We’ve witnesses instances like this in the past. Bitcoin or some other cryptocurrency does extremely well and as a result, many holders seek to cash in on those gains. This is both a strength and a weakness for the space in question. While those who trade in their assets likely make quite a bit of money, they still run the risk of missing out on further gains given that something could potentially strike an even higher chord.

In the case of bitcoin, many analysts – including Tom Lee of Fundstrat fame – are confident that one bitcoin could find itself trading for more than $100,000 by the end of the year, so to sell at this stage might be a bit premature according to many traders.

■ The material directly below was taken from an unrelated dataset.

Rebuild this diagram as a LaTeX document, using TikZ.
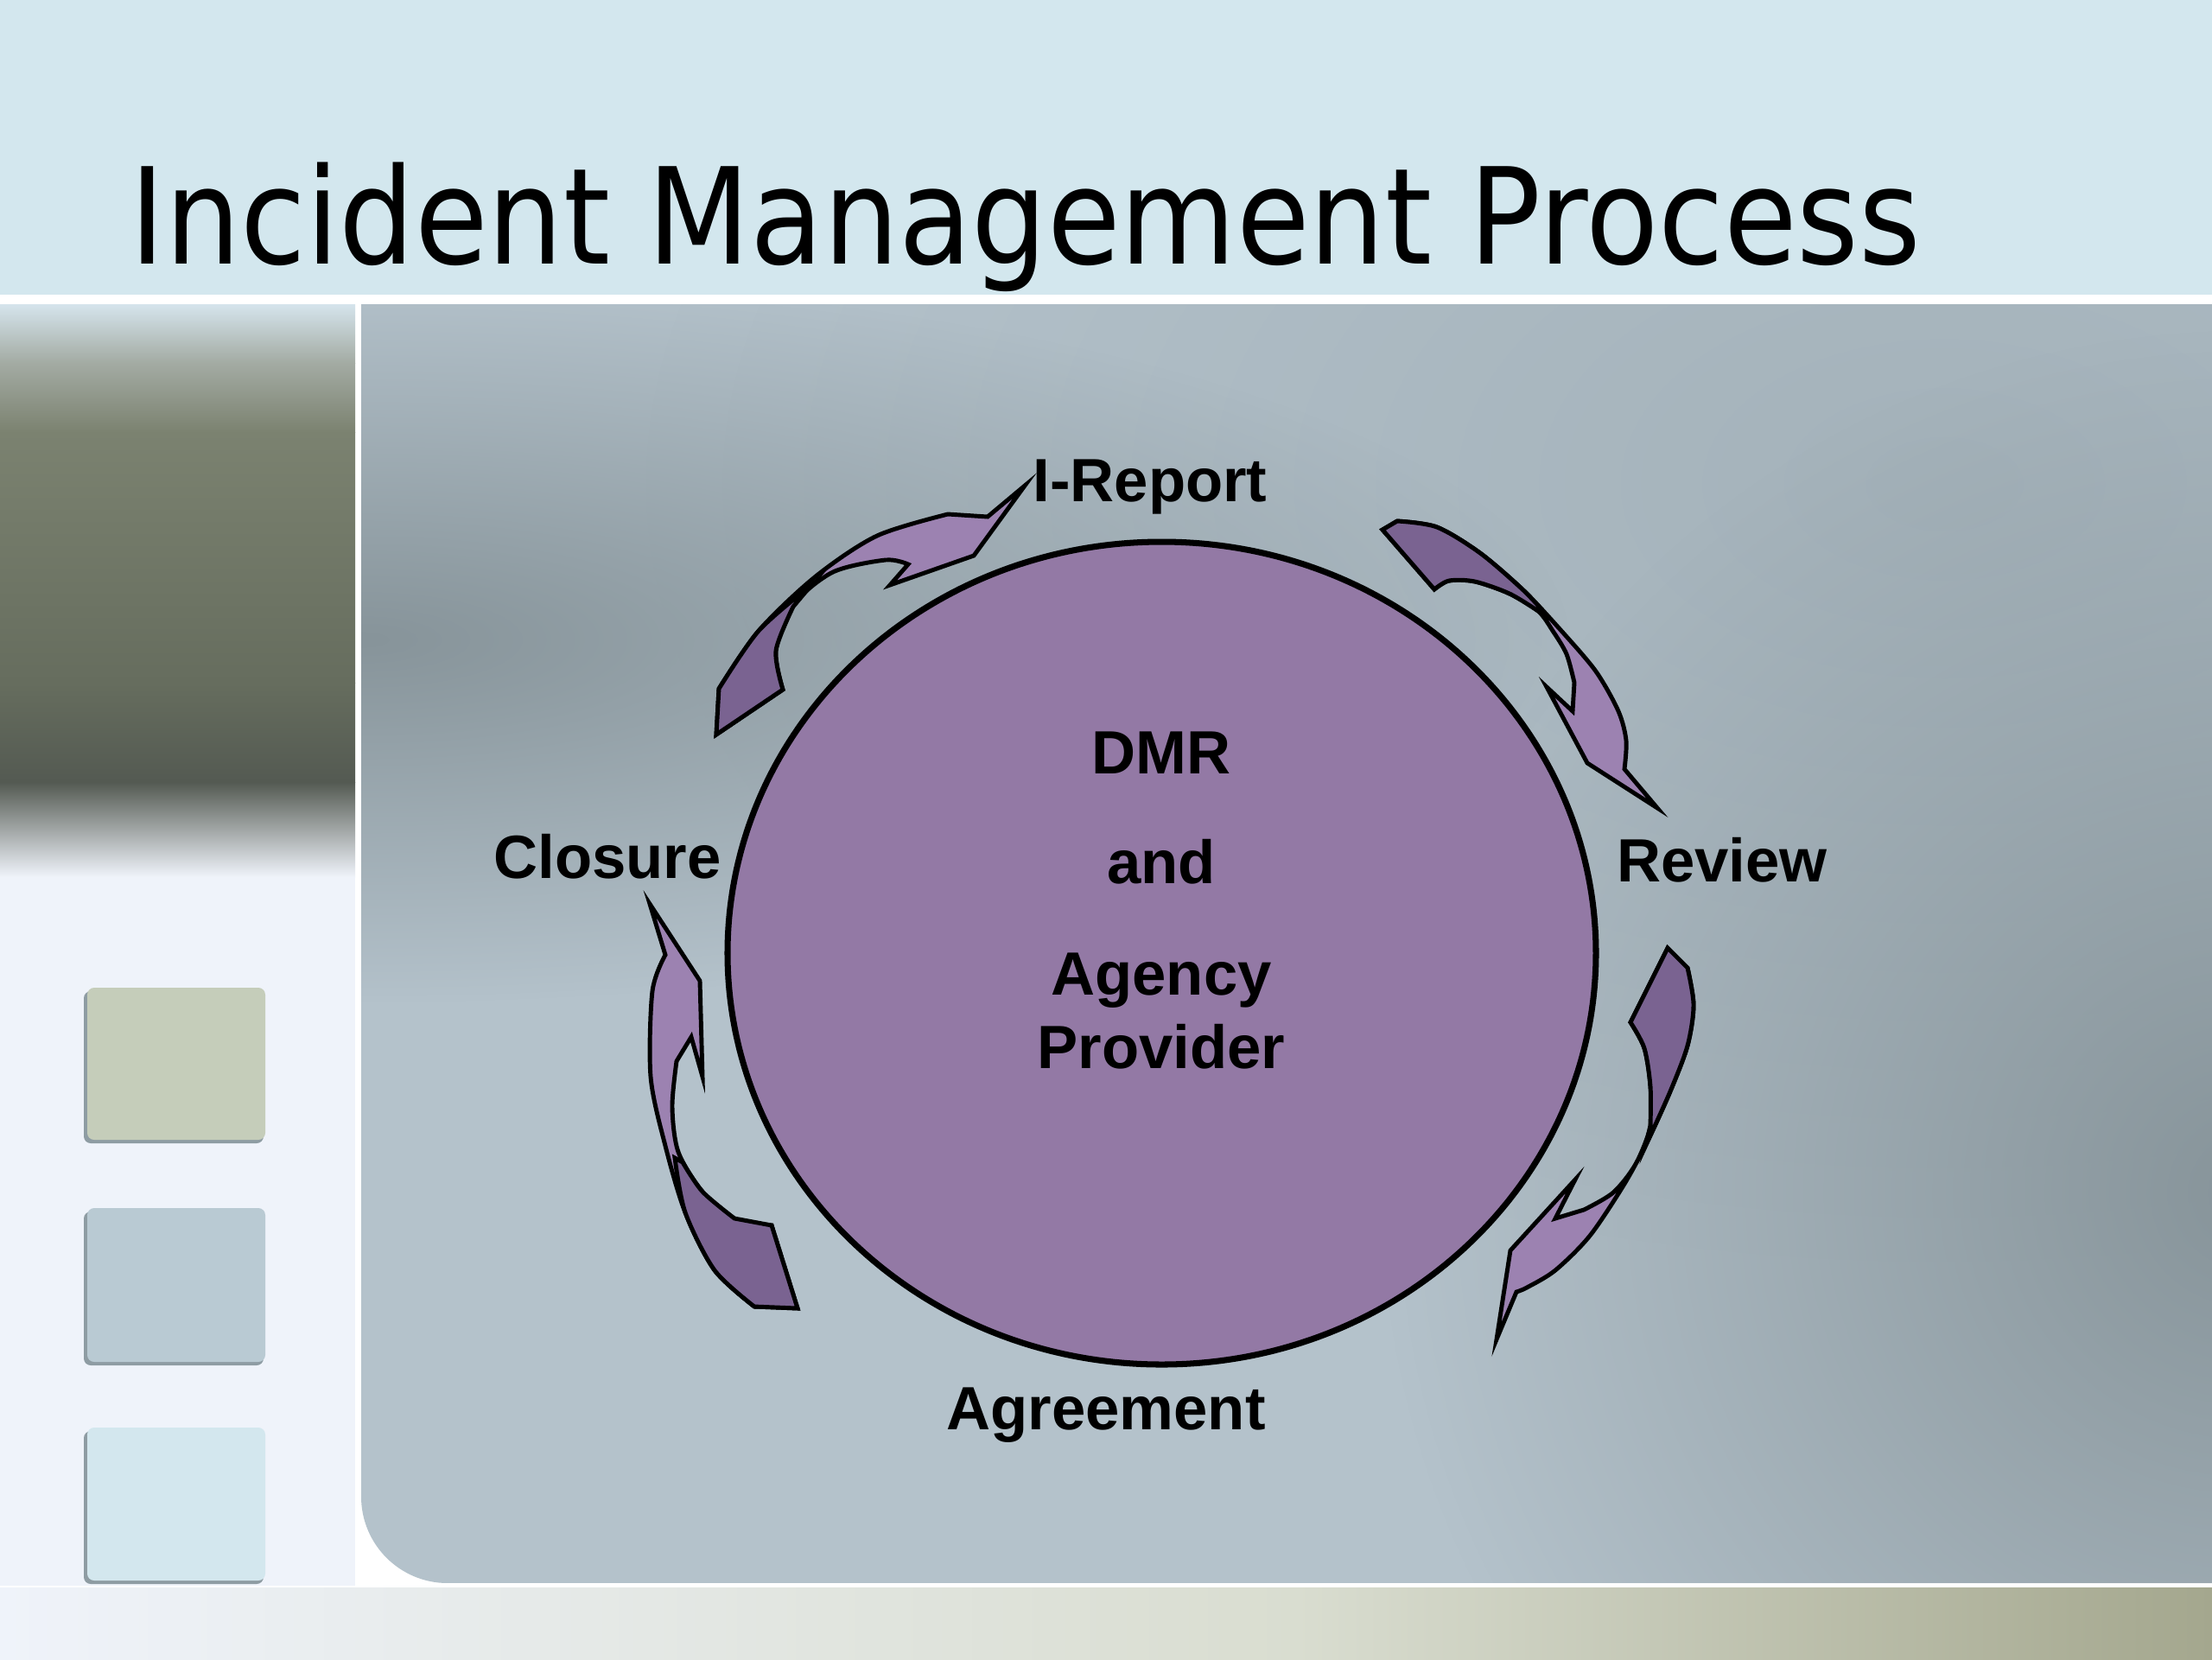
\documentclass[tikz,border=0pt]{standalone}
\usepackage{fontspec}
\setmainfont{Liberation Sans}
\newfontfamily\titlefont[FakeStretch=0.89]{DejaVu Sans}
\usetikzlibrary{fadings}

\definecolor{bandblue}{HTML}{D3E7EE}
\definecolor{paleside}{HTML}{EFF3FA}
\definecolor{panelgray}{HTML}{B4C2CB}
\definecolor{panelshadow}{HTML}{87949A}
\definecolor{discpurple}{HTML}{9379A5}
\definecolor{arrowlight}{HTML}{9C82B1}
\definecolor{arrowdark}{HTML}{7A6391}
\definecolor{tileolive}{HTML}{C5CDBA}
\definecolor{tilegray}{HTML}{B9CAD3}
\definecolor{tileblue}{HTML}{D3E7EE}
\definecolor{tileedge}{HTML}{8E9CA3}

\tikzfading[name=softblob, inner color=transparent!0, outer color=transparent!100]

\tikzset{
  steplabel/.style={font=\bfseries\fontsize{20.1}{24}\selectfont, inner sep=0pt, anchor=base},
  titletext/.style={font=\titlefont\fontsize{44}{50}\selectfont, inner sep=0pt, anchor=base west},
  twist/.style={draw=black, line width=1.4pt, line join=miter, fill=arrowlight},
  tile/.style={rounded corners=0.8mm}
}

\begin{document}
\begin{tikzpicture}[x=0.01cm, y=-0.01cm]
    \useasboundingbox (0,0) rectangle (2560,1920);
    \fill[white] (0,0) rectangle (2560,1920);

    % Title band
    \fill[bandblue] (0,0) rectangle (2560,341);
    \node[titletext] (title) at (150,305) {Incident Management Process};

    % Left side panel with blurred band
    \shade[top color={rgb,255:red,213;green,228;blue,236}, bottom color={rgb,255:red,163;green,171;blue,163}] (0,352) rectangle (411,420);
    \shade[top color={rgb,255:red,163;green,171;blue,163}, bottom color={rgb,255:red,123;green,130;blue,112}] (0,420) rectangle (411,500);
    \shade[top color={rgb,255:red,123;green,130;blue,112}, bottom color={rgb,255:red,102;green,109;blue,94}] (0,500) rectangle (411,790);
    \shade[top color={rgb,255:red,102;green,109;blue,94}, bottom color={rgb,255:red,84;green,90;blue,82}] (0,790) rectangle (411,905);
    \shade[top color={rgb,255:red,84;green,90;blue,82}, bottom color=paleside] (0,905) rectangle (411,1015);
    \fill[paleside] (0,1015) rectangle (411,1835);

    % Tiles
    \fill[tileedge, tile] (97,1147) rectangle (305,1323);
    \fill[tileolive, tile] (101,1143) rectangle (307,1319);
    \fill[tileedge, tile] (97,1402) rectangle (305,1580);
    \fill[tilegray, tile] (101,1398) rectangle (307,1576);
    \fill[tileedge, tile] (97,1656) rectangle (305,1833);
    \fill[tileblue, tile] (101,1652) rectangle (307,1829);

    % Bottom strip
    \shade[left color=paleside, right color={rgb,255:red,217;green,221;blue,208}] (0,1837) rectangle (1500,1920);
    \shade[left color={rgb,255:red,217;green,221;blue,208}, right color={rgb,255:red,164;green,167;blue,142}] (1500,1837) rectangle (2560,1920);

    % Main panel
    \begin{scope}
        \clip (2560,352) -- (418,352) [rounded corners=1cm] -- (418,1832) [sharp corners] -- (2560,1832) -- cycle;
        \fill[panelgray] (418,352) rectangle (2560,1832);
        \fill[panelshadow!35!panelgray, path fading=softblob] (2250,560) ellipse [x radius=1500, y radius=900];
        \fill[panelshadow, path fading=softblob] (420,740) ellipse [x radius=1400, y radius=420];
        \fill[panelshadow, path fading=softblob] (2600,1380) ellipse [x radius=1000, y radius=1000];
    \end{scope}

    % Disc
    \coordinate (hub) at (1344.5,1103);
    \draw[line width=2pt, fill=discpurple] (hub) ellipse [x radius=502.5, y radius=476];
    \node[steplabel] (dmr) at (1344,895) {DMR};
    \node[steplabel] (andword) at (1344,1022) {and};
    \node[steplabel] (agency) at (1344,1151) {Agency};
    \node[steplabel] (provider) at (1344,1236) {Provider};

    % Curved arrows
    % Closure -> I-Report
    \draw[twist] (829,850) -- plot[smooth] coordinates {(832,797) (878,730) (944,667) (1015,620) (1097,595)}
        -- (1143,598) -- (1186,562) -- (1127,643) -- (1030,677)
        -- plot[smooth] coordinates {(1051,653) (1025,648) (964,662) (918,700) (898,753) (906,798)} -- cycle;
    \draw[twist, fill=arrowdark] (829,850) -- plot[smooth] coordinates {(832,797) (878,730) (939,677)}
        -- plot[smooth] coordinates {(918,702) (898,753) (906,798)} -- cycle;

    % I-Report -> Review
    \draw[twist] (1600,613) -- plot[smooth] coordinates {(1617,603) (1663,610) (1713,640) (1763,683) (1807,730) (1847,777) (1873,823) (1882,857) (1880,890)}
        -- (1918,935) -- (1837,883) -- (1790,795) -- (1820,823)
        -- plot[smooth] coordinates {(1822,790) (1813,757) (1797,730) (1780,707) (1747,687) (1707,673) (1677,672) (1660,682)} -- cycle;
    \draw[twist, fill=arrowdark] (1600,613) -- plot[smooth] coordinates {(1617,603) (1663,610) (1713,640) (1763,683) (1790,712)}
        -- plot[smooth] coordinates {(1780,707) (1747,687) (1707,673) (1677,672) (1660,682)} -- cycle;

    % Review -> Agreement
    \draw[twist] (1930,1097) -- plot[smooth] coordinates {(1953,1120) (1960,1163) (1953,1210) (1933,1263) (1907,1320) (1880,1370) (1840,1430) (1800,1470) (1767,1490) (1755,1495)}
        -- (1732,1550) -- (1748,1447) -- (1823,1365) -- (1800,1410)
        -- plot[smooth] coordinates {(1833,1400) (1867,1380) (1893,1347) (1910,1303) (1910,1257) (1903,1213) (1887,1183)} -- cycle;
    \draw[twist, fill=arrowdark] (1930,1097) -- plot[smooth] coordinates {(1953,1120) (1960,1163) (1953,1210) (1933,1263) (1905,1325)}
        -- plot[smooth] coordinates {(1910,1303) (1910,1257) (1903,1213) (1887,1183)} -- cycle;

    % Agreement -> Closure
    \draw[twist] (752,1046) -- (810,1135) -- (813,1246) -- (800,1200)
        -- plot[smooth] coordinates {(783,1228) (778,1281) (785,1333) (813,1379) (850,1410) (893,1418)}
        -- (923,1514)
        -- plot[smooth] coordinates {(873,1512) (827,1470) (793,1403) (770,1326) (753,1246) (755,1147) (770,1105)} -- cycle;
    \draw[twist, fill=arrowdark] (893,1418) -- (923,1514)
        -- plot[smooth] coordinates {(873,1512) (827,1470) (793,1403) (781,1340)}
        -- plot[smooth] coordinates {(790,1345) (813,1379) (850,1410)} -- cycle;

    % Step labels
    \node[steplabel] (ireport) at (1331,580) {I-Report};
    \node[steplabel] (review) at (1993,1020) {Review};
    \node[steplabel] (agreement) at (1280,1654) {Agreement};
    \node[steplabel] (closure) at (703,1016) {Closure};
\end{tikzpicture}
\end{document}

In addition, those that decide not to sell off their stashes and “hodl” just a little bit longer, are stuck dealing with the correction that the bitcoin space is likely experiencing. Every time a mass amount of people selloff their BTC stashes or large portions of those stashes, bitcoin suffers and drops in price, and when bitcoin’s price falls, those who still hold bitcoin witness dips in their holdings.

Some industry experts believe this is what occurred this time around. With one unit of bitcoin reaching $40,000 just a few weeks ago, many likely saw an opportunity to trade some of their assets in and rake in some temporary dough, but for the rest of us, we’re likely experiencing the downside of this attitude.

Now, they’re claiming that if bitcoin continues to slip lower, we may witness others beginning to sell their stashes in the hopes that they don’t experience further losses. Craig Erlam – senior market analyst at Oanda Europe – explained in a recent interview:

A break of this may be a cause for concern in the near term, with $33,000 then looking quite vulnerable.

More Dips Equal More Selloffs

However, he did tell his followers that they shouldn’t worry too much just yet. He later stated that $30,000 was the only level “that really mattered.” Granted bitcoin falls below this level, the crypto space may be in a bit of trouble.

It appears the bitcoin dip is taking its toll on other assets as well given that Ethereum has fallen by about eight percent at press time.